The man making buckets for TV hits and royal homes
When it comes to the very niche subject of wooden buckets, there is very little Alan Paulus does not know.
He is thought to be one of the only professional wooden bucket makers left in the UK and one of a handful left in the world.
His latest commission will see him make buckets for the Tower of London and Hampton Court Palace, and previous commissions have included the TV blockbuster Game of Thrones.
With a long waiting list for orders, and almost 20,000 subscribers to his YouTube channel, the 65-year-old from Dereham, Norfolk, said he had no plans of giving up soon.
"I just love buckets," Mr Paulus laughs.
"It all started when I made a hot tub for a YouTube video in 2019. It started me down a little road, and it's rapidly become the tail that wags the dog."

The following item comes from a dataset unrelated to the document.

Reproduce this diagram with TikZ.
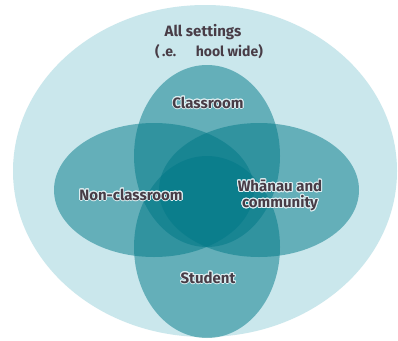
\documentclass[tikz,border=0pt]{standalone}
\usepackage{fontspec}
\setmainfont{Fira Sans}
\usepackage{contour}
\contourlength{0.9pt}
\contournumber{16}
\definecolor{outerfill}{RGB}{202,231,236}
\definecolor{tealfill}{RGB}{0,120,135}
\definecolor{labeltext}{RGB}{72,60,70}
\definecolor{glow}{RGB}{222,239,242}
\tikzset{
  setbox/.style={fill=tealfill, fill opacity=0.5},
  lab/.style={text=labeltext, font=\bfseries\fontsize{15}{17}\selectfont, align=center, inner sep=0pt},
  toplab/.style={text=labeltext, font=\bfseries\fontsize{15}{17}\selectfont, align=center, inner sep=0pt}
}
\newcommand{\gl}[1]{\contour{glow}{#1}}
\begin{document}
\begin{tikzpicture}[x=1pt,y=-1pt]
\useasboundingbox (0,0) rectangle (398,340);
\fill[white] (0,0) rectangle (398,340);
% outer
\fill[outerfill] (205,171) ellipse [x radius=192pt, y radius=166pt];
% four ellipses
\fill[setbox] (207,156) ellipse [x radius=73pt, y radius=91pt];
\fill[setbox] (207,247) ellipse [x radius=73pt, y radius=91pt];
\fill[setbox] (154,190) ellipse [x radius=100pt, y radius=67pt];
\fill[setbox] (259,190) ellipse [x radius=100pt, y radius=67pt];
% labels
\node[toplab] (all) at (203,32) {All settings};
\node[toplab, font=\bfseries\fontsize{14}{16}\selectfont] (ie) at (209,52) {(\,.e.\hspace{1.4em}hool wide)};
\node[lab] (cls) at (208,103) {\gl{Classroom}};
\node[lab] (ncls) at (131,195) {\gl{Non-classroom}};
\node[lab] (wh) at (280,196) {\gl{Whānau and}\\[-1pt]\gl{community}};
\node[lab] (stu) at (208,278) {\gl{Student}};
\end{tikzpicture}
\end{document}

As well as bucket making – known as domestic coopering – Mr Paulus is also a wheelwright, which involves making wooden wheels for carriages, carts, cannons and bicycles.
He said the bulk of his clients were battle re-enactment groups and museums, as well as the TV and film industry.
"The most bizarre commission I had was a lady who purchased a brine tub - a large ship's bucket with a lid - one of my most expensive buckets," he said.
"She wanted it for toilet roll storage."
Mr Paulus sells buckets, which range from sauna buckets to butter churns, for up to £140.
He is currently making an Anglo Saxon burial bucket for Ipswich Museum, and later this month will begin making buckets for the Tower of London and Hampton Court Palace – the former home of King Henry VIII.
"Metal and plastic buckets overtook wooden buckets purely because of sheer cost," he said.
"But they don't look so nice and they don't have a story. Nobody comes along and says, 'That's a lovely bucket you've got there.'
"Whereas if you've got one made of cherry wood, people get excited about that."
According to research by the charity Heritage Crafts, coopering is considered an endangered profession, while other crafts, such as watch making, basket furniture making and glass eye making are deemed critically endangered.
"It's quite sad really because we need to encourage more apprentices to pass these crafts on," Mr Paulus said.
"The issue is, while I can get funding to pay an apprentice for two years, at the end of it I either have to employ them full-time or let them go – and the problem with that is you train-up your competition.
"So in order to get around that I make my YouTube videos as informative as possible, so when I'm not doing it any more someone else can keep it going."